:: Material for the task

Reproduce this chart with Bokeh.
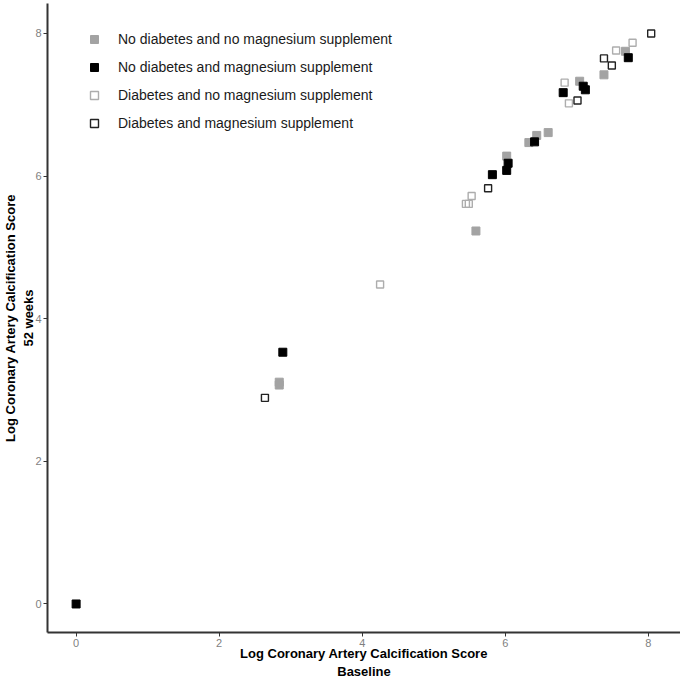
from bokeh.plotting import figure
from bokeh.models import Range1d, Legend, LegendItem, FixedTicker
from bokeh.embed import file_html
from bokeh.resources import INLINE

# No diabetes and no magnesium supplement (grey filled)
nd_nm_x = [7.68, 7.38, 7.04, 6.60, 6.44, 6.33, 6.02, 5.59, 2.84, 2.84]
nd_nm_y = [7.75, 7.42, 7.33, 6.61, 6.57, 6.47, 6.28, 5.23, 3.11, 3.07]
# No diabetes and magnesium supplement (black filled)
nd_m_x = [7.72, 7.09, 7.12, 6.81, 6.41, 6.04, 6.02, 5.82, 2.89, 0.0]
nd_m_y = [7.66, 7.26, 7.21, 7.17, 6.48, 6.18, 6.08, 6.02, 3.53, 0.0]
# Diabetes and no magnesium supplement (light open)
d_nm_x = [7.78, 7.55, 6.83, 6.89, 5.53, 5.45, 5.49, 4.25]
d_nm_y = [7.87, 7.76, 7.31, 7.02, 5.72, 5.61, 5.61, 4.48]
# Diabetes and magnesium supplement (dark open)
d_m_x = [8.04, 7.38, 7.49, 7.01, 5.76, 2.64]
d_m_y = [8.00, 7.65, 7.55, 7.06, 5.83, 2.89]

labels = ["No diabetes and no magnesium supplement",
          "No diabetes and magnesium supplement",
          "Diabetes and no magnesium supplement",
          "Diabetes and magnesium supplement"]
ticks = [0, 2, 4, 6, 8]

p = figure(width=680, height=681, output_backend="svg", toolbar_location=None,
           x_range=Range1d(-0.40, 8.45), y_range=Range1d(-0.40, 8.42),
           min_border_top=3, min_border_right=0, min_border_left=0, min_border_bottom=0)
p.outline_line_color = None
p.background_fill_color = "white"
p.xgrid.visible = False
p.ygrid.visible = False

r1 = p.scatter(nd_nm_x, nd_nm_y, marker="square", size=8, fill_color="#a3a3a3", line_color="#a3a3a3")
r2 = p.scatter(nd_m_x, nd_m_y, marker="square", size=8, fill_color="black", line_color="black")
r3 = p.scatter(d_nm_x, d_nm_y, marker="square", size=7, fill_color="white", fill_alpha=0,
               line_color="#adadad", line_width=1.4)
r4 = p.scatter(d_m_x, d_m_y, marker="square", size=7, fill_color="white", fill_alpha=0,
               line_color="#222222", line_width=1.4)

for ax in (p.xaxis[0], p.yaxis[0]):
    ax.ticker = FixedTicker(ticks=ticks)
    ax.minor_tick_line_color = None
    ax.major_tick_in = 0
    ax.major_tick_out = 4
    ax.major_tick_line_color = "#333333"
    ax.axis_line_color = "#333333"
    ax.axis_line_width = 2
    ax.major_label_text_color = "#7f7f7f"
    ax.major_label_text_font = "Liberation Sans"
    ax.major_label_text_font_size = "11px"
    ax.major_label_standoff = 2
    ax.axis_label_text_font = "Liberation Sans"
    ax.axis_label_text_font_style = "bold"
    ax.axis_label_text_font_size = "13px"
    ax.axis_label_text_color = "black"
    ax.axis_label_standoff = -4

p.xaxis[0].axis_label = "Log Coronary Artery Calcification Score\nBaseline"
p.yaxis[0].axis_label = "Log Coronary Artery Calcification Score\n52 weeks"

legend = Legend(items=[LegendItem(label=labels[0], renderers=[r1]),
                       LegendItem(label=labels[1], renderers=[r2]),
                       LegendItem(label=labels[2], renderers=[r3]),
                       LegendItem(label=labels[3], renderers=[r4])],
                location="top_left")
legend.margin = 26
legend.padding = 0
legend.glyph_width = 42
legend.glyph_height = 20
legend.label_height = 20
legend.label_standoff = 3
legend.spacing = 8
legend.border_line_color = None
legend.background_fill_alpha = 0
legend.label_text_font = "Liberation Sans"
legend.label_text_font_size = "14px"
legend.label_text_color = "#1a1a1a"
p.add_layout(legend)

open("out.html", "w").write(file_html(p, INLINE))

::::
:: Material for the task

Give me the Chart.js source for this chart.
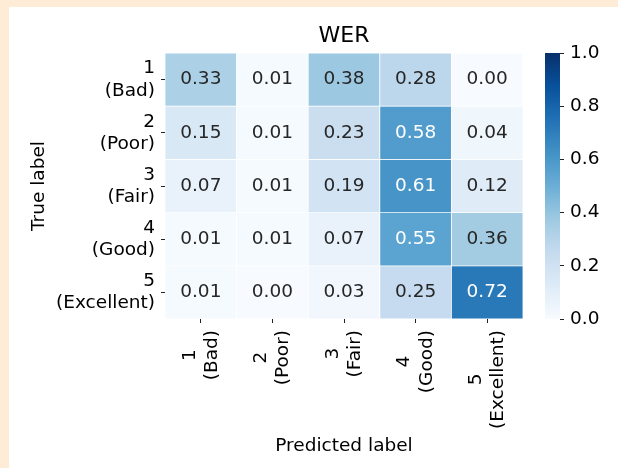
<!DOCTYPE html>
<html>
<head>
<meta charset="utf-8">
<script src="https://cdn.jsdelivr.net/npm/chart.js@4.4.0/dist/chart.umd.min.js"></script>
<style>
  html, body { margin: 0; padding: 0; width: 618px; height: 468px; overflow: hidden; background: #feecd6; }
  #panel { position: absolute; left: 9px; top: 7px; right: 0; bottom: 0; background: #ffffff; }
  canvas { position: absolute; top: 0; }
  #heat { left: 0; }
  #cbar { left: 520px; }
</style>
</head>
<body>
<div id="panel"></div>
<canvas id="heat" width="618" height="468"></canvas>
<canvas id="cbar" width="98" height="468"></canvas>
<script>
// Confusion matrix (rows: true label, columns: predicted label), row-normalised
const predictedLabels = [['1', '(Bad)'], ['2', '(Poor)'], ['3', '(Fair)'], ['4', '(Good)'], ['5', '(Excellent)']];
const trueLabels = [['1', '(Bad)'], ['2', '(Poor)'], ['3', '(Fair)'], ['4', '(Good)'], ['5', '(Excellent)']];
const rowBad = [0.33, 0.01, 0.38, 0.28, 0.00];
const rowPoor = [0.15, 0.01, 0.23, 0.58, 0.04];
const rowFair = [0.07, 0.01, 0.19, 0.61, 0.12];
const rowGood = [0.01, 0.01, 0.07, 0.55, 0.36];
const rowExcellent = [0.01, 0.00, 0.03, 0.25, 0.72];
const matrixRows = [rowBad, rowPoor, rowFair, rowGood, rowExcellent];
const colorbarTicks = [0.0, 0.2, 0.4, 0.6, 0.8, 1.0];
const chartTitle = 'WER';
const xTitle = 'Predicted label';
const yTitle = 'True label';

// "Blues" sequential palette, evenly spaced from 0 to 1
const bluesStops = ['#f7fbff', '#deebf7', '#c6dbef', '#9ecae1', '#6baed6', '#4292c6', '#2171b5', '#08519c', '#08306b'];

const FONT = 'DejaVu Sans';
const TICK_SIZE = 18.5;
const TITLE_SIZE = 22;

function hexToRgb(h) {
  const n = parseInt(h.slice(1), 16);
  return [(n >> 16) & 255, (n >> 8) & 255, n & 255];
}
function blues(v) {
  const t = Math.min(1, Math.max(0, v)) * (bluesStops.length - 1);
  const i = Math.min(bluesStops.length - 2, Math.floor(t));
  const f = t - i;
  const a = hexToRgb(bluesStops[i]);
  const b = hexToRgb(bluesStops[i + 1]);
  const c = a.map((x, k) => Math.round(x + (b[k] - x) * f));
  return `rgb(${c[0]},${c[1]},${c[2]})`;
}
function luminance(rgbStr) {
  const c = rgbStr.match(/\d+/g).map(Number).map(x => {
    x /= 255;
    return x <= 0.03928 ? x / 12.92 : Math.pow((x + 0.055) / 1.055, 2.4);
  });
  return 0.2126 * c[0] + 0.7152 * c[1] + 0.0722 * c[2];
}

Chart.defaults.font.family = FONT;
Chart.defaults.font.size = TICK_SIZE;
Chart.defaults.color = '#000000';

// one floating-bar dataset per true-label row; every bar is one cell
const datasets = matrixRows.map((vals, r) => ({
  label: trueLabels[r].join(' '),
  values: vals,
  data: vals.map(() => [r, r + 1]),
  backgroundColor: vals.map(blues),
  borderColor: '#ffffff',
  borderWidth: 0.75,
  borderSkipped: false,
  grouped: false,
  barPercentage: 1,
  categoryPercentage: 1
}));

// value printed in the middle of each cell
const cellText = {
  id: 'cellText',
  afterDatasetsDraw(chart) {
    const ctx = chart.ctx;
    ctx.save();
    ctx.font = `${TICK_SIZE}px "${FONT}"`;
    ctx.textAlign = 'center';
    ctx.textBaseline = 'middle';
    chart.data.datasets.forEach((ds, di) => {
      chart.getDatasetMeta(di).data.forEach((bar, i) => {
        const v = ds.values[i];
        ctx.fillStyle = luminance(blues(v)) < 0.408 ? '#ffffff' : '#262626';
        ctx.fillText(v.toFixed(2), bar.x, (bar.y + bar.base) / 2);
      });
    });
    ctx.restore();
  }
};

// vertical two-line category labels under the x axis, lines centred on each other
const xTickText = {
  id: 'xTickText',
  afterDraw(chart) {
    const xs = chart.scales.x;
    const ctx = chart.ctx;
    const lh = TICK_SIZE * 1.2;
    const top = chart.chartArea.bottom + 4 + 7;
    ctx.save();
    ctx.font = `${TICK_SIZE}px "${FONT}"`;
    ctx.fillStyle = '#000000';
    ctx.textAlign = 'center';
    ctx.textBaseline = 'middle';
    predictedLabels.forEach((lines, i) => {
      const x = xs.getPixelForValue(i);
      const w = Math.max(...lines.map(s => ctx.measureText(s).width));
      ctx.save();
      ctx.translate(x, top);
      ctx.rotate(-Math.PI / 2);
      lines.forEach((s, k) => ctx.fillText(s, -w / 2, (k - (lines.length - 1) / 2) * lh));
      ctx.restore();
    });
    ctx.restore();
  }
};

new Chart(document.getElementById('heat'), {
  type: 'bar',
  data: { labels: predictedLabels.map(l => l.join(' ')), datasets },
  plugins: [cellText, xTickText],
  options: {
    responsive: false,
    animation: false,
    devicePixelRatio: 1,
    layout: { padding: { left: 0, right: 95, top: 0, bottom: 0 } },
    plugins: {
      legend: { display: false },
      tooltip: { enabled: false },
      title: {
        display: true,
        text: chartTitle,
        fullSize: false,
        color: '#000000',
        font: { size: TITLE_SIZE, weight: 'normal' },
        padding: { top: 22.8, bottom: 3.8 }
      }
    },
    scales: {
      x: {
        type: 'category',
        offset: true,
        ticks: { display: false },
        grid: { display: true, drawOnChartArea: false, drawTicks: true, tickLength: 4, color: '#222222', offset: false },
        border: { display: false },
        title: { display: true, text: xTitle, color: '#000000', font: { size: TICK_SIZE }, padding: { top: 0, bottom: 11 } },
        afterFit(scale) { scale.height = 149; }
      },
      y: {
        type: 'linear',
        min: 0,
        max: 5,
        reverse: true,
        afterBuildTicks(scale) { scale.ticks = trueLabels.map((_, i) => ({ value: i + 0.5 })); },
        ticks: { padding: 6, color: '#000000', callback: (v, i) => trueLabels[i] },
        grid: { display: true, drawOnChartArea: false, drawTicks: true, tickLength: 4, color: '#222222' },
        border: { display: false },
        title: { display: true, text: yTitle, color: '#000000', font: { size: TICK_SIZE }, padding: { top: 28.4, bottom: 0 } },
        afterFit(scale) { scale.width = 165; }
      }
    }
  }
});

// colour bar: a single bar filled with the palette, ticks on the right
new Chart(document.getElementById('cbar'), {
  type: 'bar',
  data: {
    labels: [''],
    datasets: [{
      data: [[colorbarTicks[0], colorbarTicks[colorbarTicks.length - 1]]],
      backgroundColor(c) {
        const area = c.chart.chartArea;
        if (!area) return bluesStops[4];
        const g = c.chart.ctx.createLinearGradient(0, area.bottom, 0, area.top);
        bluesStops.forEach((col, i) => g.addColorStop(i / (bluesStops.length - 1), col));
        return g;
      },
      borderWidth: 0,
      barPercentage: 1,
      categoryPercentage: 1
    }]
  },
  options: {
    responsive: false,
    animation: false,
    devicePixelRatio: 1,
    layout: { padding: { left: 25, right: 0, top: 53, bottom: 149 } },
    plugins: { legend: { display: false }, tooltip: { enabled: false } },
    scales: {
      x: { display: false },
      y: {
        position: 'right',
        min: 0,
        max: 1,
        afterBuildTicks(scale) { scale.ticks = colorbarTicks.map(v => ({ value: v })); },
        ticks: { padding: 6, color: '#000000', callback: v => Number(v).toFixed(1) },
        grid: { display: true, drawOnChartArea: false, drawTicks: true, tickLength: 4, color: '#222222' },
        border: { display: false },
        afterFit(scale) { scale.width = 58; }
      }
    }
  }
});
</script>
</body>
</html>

::::

• [Stated goal]:
Begin with the line where "Reproduce this chart with Bokeh." appears and end with the line where "from bokeh.resources import INLINE" appears. Copy only that stretch, exactly, with no pictures.

• [Solution to this exercise]:
Reproduce this chart with Bokeh.
from bokeh.plotting import figure
from bokeh.models import Range1d, Legend, LegendItem, FixedTicker
from bokeh.embed import file_html
from bokeh.resources import INLINE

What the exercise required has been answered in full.